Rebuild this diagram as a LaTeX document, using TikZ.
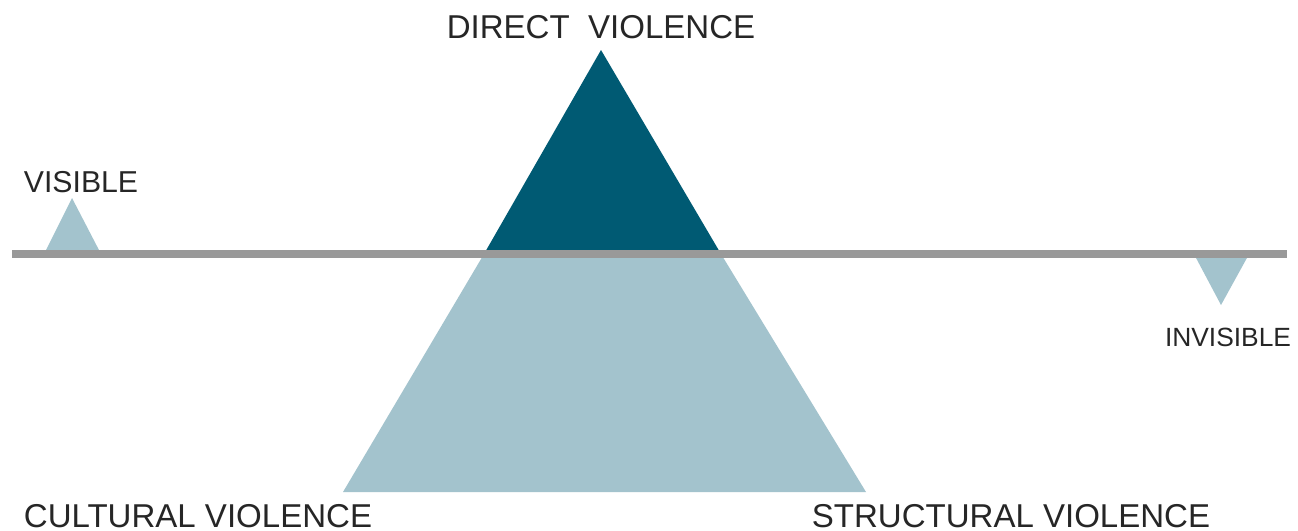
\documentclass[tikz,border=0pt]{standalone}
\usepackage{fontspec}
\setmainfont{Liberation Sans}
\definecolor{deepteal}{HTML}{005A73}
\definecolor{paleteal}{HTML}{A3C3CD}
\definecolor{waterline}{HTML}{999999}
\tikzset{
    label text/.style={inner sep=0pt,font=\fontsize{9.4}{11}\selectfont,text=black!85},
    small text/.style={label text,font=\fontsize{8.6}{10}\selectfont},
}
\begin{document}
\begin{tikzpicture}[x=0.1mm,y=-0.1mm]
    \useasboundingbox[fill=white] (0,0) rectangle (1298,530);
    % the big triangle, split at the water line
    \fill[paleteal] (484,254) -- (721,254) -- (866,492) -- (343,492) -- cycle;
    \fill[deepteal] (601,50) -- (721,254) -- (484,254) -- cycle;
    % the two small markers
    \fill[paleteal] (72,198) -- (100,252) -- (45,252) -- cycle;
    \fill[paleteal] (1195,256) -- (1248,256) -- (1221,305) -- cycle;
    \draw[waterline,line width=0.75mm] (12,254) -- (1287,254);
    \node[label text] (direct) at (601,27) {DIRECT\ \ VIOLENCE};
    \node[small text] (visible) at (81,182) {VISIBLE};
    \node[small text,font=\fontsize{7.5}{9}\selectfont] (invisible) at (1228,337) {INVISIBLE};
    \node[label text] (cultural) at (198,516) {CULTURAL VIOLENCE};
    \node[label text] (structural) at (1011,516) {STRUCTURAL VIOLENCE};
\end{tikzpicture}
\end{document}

==*==

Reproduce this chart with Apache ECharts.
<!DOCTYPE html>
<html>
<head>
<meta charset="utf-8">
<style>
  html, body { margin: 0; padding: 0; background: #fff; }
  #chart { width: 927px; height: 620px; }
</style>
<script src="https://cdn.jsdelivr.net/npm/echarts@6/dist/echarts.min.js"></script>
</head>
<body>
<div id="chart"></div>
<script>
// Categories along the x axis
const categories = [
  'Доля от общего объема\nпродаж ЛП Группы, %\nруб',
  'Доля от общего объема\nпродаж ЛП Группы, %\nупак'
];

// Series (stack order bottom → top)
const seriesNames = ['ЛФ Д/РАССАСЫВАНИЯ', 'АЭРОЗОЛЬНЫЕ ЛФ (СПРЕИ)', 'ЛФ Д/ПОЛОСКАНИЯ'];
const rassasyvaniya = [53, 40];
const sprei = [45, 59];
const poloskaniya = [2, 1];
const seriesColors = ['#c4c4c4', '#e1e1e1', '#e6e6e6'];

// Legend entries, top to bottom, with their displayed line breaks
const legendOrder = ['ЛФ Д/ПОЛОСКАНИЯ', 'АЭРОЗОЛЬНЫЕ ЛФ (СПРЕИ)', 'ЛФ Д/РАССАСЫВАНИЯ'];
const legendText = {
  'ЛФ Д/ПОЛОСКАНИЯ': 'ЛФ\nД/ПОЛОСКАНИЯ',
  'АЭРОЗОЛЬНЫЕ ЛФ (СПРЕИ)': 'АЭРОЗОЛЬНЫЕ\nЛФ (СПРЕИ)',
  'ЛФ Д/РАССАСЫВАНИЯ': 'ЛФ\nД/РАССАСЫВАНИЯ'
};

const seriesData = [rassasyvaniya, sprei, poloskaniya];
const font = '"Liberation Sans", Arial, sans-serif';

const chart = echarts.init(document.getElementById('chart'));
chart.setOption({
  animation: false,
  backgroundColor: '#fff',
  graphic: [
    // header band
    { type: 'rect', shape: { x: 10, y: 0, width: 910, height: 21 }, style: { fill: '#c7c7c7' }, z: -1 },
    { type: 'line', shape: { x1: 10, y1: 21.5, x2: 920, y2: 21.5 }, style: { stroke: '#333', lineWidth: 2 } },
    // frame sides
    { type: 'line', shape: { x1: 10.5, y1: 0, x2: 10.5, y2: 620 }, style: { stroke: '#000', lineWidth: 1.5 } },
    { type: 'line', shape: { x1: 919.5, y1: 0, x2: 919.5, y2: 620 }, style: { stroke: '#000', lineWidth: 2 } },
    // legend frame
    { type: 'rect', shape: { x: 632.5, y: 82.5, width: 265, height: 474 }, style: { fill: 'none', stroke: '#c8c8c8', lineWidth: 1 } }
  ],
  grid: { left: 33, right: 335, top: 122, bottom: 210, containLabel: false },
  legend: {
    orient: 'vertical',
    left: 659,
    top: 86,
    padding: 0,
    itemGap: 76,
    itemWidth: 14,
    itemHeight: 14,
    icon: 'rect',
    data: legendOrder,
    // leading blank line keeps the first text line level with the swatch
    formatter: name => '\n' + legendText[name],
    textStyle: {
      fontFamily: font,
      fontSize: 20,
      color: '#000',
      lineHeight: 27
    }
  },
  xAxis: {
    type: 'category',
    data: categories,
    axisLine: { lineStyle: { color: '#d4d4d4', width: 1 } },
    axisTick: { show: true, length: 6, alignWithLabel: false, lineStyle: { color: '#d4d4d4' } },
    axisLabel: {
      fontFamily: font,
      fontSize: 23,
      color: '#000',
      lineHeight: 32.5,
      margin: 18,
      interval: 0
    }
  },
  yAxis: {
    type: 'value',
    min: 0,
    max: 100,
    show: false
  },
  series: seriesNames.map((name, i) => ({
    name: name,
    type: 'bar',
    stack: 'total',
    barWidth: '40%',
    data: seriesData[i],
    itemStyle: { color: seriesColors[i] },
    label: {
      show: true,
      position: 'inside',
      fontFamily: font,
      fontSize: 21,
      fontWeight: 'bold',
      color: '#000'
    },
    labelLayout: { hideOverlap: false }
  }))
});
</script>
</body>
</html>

==*==

■ Your instructions:
From the listing above, collect every line that mentions the word "this".

■ Response to the exercise:
Rebuild this diagram as a LaTeX document, using TikZ.
Reproduce this chart with Apache ECharts.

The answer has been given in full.